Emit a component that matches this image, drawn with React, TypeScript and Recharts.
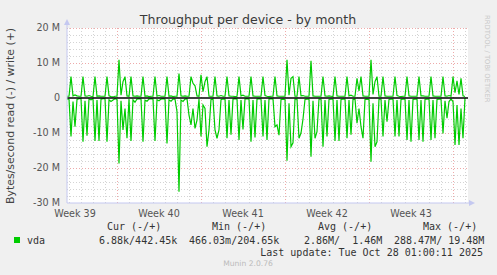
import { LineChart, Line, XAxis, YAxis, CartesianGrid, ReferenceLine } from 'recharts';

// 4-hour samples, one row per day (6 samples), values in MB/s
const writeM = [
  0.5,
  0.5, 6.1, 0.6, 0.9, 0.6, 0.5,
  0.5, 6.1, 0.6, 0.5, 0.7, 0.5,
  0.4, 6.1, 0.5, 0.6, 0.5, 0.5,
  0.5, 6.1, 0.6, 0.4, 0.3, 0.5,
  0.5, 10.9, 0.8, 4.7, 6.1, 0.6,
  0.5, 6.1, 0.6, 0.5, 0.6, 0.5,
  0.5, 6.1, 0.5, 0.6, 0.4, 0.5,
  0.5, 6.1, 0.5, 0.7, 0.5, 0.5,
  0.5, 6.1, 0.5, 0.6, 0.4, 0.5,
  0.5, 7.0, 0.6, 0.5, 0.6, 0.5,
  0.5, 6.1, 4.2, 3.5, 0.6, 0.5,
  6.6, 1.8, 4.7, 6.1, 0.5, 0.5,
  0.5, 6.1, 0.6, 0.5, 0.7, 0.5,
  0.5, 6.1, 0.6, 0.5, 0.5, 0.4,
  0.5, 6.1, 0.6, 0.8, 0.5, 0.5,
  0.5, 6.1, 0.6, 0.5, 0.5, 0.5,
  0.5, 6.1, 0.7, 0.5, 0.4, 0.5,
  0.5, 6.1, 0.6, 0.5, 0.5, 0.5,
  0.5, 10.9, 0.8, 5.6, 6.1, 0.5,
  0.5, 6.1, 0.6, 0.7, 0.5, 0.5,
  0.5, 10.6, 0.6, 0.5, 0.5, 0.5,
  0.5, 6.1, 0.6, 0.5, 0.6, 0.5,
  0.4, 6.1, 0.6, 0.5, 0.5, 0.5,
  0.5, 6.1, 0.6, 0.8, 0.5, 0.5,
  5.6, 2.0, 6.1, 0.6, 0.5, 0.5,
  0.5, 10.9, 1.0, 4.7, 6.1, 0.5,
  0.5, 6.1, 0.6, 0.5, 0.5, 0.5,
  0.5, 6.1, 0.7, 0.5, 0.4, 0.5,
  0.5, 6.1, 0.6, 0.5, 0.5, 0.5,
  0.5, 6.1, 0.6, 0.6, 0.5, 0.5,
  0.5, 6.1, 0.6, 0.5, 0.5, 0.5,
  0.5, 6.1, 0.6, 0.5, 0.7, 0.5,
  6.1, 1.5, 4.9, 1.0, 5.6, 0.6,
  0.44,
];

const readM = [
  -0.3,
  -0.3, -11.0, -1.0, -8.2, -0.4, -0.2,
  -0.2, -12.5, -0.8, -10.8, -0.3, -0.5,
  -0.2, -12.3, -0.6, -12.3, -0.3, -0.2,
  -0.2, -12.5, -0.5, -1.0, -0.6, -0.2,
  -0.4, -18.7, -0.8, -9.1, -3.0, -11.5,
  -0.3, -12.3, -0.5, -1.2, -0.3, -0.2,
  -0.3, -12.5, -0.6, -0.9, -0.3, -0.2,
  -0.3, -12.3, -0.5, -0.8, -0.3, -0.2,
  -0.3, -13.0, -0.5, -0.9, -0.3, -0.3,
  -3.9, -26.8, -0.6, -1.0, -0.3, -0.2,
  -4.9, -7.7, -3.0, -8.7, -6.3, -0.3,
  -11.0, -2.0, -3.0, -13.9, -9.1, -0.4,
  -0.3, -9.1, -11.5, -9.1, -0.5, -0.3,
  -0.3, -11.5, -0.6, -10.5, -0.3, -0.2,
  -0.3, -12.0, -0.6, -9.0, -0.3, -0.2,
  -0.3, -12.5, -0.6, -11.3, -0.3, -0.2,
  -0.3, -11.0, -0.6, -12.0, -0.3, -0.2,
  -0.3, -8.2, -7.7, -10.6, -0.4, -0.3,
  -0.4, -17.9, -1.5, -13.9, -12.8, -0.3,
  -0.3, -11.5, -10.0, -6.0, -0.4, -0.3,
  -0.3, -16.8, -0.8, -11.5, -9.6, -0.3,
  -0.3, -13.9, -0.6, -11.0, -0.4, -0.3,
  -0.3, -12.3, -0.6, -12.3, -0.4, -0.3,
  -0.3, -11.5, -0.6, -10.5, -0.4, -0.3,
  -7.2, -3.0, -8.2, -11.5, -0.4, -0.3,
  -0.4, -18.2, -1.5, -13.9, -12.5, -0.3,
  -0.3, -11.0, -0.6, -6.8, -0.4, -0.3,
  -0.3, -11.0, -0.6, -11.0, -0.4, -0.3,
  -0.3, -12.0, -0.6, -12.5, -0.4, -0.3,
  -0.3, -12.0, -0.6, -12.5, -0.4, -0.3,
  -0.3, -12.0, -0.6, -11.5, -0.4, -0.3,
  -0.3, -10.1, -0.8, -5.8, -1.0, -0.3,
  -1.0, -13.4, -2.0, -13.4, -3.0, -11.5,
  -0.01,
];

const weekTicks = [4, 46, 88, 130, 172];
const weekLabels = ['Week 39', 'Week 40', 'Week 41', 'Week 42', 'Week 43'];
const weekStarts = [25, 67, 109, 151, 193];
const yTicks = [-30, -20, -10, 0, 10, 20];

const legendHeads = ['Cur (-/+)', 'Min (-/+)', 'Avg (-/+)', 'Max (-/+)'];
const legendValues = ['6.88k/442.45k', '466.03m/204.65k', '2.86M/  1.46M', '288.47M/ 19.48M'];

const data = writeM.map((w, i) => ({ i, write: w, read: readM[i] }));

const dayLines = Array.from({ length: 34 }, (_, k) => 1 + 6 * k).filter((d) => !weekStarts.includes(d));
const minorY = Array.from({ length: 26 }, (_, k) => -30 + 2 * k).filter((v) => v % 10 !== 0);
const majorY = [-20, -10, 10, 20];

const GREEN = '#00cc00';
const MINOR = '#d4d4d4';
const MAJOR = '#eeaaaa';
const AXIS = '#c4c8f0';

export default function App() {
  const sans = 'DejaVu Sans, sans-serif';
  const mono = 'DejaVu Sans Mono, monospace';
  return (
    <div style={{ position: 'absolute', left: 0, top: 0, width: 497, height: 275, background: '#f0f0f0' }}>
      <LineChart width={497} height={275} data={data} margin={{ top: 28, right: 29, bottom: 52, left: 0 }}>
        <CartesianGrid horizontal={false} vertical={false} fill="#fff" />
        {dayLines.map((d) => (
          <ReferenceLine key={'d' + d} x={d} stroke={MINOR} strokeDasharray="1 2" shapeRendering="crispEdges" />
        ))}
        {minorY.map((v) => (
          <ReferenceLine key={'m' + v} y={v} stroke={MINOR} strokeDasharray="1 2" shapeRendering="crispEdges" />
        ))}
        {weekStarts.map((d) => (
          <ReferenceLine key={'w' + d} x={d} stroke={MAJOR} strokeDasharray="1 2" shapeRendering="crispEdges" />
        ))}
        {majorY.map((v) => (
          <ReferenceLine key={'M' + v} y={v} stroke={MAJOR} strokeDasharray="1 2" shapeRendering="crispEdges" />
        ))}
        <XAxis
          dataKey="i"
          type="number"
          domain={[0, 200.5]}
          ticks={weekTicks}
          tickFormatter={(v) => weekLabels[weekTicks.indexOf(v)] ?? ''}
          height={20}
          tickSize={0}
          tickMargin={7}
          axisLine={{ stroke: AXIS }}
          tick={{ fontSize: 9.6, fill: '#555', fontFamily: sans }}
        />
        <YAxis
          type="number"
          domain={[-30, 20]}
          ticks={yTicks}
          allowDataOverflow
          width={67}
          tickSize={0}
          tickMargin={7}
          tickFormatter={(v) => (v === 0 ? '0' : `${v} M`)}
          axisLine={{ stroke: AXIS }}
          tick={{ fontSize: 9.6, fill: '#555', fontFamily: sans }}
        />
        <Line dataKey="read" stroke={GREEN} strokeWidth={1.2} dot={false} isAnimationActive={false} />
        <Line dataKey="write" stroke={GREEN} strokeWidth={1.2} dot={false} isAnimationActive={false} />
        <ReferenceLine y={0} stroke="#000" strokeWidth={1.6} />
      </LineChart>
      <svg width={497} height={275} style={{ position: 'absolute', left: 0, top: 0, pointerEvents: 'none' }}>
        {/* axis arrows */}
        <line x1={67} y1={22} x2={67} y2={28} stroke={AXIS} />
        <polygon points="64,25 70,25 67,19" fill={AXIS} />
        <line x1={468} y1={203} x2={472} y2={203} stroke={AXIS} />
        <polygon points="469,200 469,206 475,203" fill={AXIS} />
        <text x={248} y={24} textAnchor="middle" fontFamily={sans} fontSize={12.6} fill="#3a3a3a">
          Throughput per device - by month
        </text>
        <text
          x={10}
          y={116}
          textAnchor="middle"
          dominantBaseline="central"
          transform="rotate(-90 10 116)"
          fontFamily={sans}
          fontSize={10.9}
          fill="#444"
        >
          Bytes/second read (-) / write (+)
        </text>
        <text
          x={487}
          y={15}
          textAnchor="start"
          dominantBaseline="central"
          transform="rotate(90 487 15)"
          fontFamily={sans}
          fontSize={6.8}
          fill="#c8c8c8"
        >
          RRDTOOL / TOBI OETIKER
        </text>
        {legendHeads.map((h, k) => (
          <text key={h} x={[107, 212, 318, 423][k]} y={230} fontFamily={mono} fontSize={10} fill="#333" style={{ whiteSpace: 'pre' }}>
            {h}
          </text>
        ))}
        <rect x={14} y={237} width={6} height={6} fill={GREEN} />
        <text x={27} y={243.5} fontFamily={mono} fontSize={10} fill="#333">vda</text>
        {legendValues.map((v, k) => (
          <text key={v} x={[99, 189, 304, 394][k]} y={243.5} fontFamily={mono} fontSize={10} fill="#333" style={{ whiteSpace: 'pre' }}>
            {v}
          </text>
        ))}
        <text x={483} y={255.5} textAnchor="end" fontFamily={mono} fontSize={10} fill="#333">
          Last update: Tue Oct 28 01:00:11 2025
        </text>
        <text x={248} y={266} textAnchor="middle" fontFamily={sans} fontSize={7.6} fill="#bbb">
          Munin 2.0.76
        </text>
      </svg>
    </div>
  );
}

········

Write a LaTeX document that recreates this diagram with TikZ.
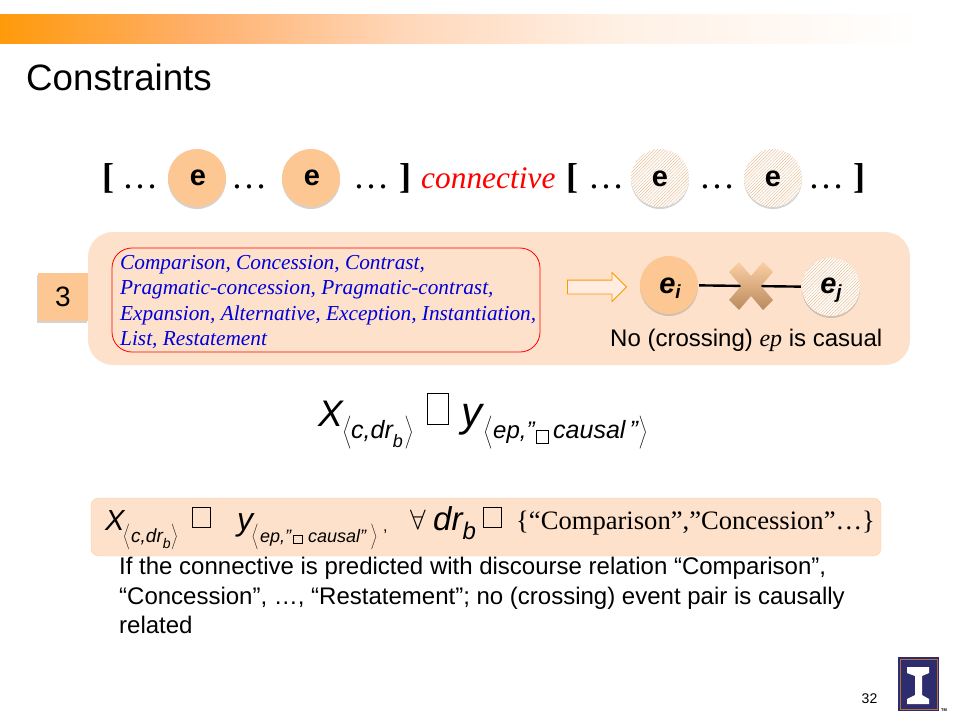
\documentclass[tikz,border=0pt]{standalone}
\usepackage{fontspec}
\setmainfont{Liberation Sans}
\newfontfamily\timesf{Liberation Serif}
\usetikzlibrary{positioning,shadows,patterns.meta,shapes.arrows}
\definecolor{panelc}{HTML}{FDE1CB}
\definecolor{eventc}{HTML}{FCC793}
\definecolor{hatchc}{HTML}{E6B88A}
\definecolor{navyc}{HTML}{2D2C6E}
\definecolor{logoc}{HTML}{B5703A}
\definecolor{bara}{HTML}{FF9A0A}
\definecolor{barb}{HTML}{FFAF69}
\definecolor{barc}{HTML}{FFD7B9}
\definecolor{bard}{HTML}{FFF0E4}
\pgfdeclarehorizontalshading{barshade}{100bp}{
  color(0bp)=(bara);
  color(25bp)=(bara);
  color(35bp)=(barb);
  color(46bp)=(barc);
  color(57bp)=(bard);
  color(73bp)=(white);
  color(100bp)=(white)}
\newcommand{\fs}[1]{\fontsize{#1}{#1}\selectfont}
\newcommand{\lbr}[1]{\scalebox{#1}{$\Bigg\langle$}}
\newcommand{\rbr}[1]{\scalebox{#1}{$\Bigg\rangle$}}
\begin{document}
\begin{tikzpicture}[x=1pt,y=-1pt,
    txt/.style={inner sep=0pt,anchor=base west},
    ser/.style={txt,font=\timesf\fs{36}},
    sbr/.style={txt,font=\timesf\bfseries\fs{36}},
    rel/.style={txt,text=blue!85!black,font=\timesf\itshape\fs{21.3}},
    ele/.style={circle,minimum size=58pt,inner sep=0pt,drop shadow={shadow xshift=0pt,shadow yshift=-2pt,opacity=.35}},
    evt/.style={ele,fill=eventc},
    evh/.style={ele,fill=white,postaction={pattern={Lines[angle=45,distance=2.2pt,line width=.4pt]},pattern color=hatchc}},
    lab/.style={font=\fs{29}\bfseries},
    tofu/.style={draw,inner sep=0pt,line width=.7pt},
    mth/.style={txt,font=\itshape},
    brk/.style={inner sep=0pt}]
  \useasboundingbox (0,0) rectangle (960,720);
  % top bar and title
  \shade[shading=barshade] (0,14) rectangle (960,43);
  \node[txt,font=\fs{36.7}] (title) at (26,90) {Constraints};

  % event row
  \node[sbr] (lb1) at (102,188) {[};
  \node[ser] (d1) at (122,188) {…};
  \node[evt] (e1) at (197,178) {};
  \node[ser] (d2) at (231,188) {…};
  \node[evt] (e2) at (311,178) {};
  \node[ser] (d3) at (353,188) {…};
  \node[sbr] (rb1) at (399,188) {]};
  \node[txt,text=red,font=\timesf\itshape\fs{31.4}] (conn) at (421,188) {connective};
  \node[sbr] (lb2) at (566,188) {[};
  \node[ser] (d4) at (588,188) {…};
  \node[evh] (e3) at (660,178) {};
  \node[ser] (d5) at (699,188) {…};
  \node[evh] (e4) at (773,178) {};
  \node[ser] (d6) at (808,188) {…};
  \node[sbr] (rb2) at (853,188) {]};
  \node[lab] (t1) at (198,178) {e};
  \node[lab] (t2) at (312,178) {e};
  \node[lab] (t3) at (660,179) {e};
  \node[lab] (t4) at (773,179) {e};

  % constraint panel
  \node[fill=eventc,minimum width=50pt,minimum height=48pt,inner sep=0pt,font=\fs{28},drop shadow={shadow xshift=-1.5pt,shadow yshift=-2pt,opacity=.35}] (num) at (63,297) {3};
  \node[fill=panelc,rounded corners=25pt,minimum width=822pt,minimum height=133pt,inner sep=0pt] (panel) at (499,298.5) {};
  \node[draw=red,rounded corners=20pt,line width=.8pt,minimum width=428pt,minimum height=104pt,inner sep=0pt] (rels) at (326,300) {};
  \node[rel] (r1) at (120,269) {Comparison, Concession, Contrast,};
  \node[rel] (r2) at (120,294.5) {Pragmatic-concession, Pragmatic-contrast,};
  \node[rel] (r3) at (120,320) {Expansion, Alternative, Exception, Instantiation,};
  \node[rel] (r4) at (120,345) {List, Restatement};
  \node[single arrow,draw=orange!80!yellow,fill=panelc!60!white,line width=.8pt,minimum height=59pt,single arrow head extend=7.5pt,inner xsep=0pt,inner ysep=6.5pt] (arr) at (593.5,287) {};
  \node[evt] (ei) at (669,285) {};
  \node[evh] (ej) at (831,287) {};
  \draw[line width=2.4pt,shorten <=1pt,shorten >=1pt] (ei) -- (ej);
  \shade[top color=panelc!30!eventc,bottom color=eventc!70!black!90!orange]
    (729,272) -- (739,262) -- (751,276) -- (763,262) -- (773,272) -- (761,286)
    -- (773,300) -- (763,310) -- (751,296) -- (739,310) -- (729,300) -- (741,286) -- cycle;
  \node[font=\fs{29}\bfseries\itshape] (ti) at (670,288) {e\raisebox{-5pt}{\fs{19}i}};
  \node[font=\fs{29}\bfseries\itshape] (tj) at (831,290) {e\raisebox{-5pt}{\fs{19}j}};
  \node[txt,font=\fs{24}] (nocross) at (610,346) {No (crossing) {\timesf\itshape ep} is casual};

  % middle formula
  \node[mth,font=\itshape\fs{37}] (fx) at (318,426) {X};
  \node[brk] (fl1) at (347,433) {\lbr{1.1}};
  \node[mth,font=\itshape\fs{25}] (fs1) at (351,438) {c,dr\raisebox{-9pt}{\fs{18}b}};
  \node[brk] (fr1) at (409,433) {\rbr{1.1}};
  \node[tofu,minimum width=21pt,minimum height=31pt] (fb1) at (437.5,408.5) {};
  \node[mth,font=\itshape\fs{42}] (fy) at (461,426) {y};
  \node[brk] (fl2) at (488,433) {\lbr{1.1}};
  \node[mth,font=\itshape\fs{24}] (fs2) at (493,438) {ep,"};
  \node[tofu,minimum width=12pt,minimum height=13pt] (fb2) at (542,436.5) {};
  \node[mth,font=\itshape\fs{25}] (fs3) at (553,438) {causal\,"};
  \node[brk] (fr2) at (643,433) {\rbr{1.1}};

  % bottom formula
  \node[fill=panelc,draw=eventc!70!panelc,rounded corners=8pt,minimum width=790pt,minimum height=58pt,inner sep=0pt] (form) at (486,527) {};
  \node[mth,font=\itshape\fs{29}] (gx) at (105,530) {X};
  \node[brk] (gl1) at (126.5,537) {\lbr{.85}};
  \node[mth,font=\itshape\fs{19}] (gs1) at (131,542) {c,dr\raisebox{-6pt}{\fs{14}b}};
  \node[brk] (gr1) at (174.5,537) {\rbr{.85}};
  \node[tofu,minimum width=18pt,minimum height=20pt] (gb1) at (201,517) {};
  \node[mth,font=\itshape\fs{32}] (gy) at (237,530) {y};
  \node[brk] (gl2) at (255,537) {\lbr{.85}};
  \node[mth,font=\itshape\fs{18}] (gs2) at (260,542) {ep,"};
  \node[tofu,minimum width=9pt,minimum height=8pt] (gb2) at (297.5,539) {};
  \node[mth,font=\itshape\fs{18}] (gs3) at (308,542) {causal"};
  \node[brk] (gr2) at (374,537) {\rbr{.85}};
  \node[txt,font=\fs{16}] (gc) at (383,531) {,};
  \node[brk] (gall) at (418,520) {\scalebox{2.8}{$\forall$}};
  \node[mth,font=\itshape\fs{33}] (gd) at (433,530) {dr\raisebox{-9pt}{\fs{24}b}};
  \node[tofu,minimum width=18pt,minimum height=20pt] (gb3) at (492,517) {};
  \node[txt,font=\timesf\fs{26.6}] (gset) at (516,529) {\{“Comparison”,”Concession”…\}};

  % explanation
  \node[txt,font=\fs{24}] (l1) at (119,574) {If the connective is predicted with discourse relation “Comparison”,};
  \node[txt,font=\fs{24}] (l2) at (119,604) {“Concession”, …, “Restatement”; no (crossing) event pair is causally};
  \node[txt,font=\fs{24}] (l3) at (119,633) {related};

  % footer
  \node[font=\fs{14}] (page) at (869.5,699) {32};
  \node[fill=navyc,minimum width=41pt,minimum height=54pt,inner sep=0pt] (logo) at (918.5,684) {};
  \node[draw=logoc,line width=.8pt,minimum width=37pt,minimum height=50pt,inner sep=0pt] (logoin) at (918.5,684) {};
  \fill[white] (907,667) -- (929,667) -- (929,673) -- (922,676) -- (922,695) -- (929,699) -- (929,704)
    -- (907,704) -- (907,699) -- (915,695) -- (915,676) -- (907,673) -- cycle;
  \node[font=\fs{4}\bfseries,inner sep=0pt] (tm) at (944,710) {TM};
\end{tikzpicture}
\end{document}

········

## Given problem
Leaving the pictures out, write out exactly the lines from the line containing "Emit a component" through the line containing "YAxis, CartesianGrid, ReferenceLine", both included.

## The completed task
Emit a component that matches this image, drawn with React, TypeScript and Recharts.
import { LineChart, Line, XAxis, YAxis, CartesianGrid, ReferenceLine } from 'recharts';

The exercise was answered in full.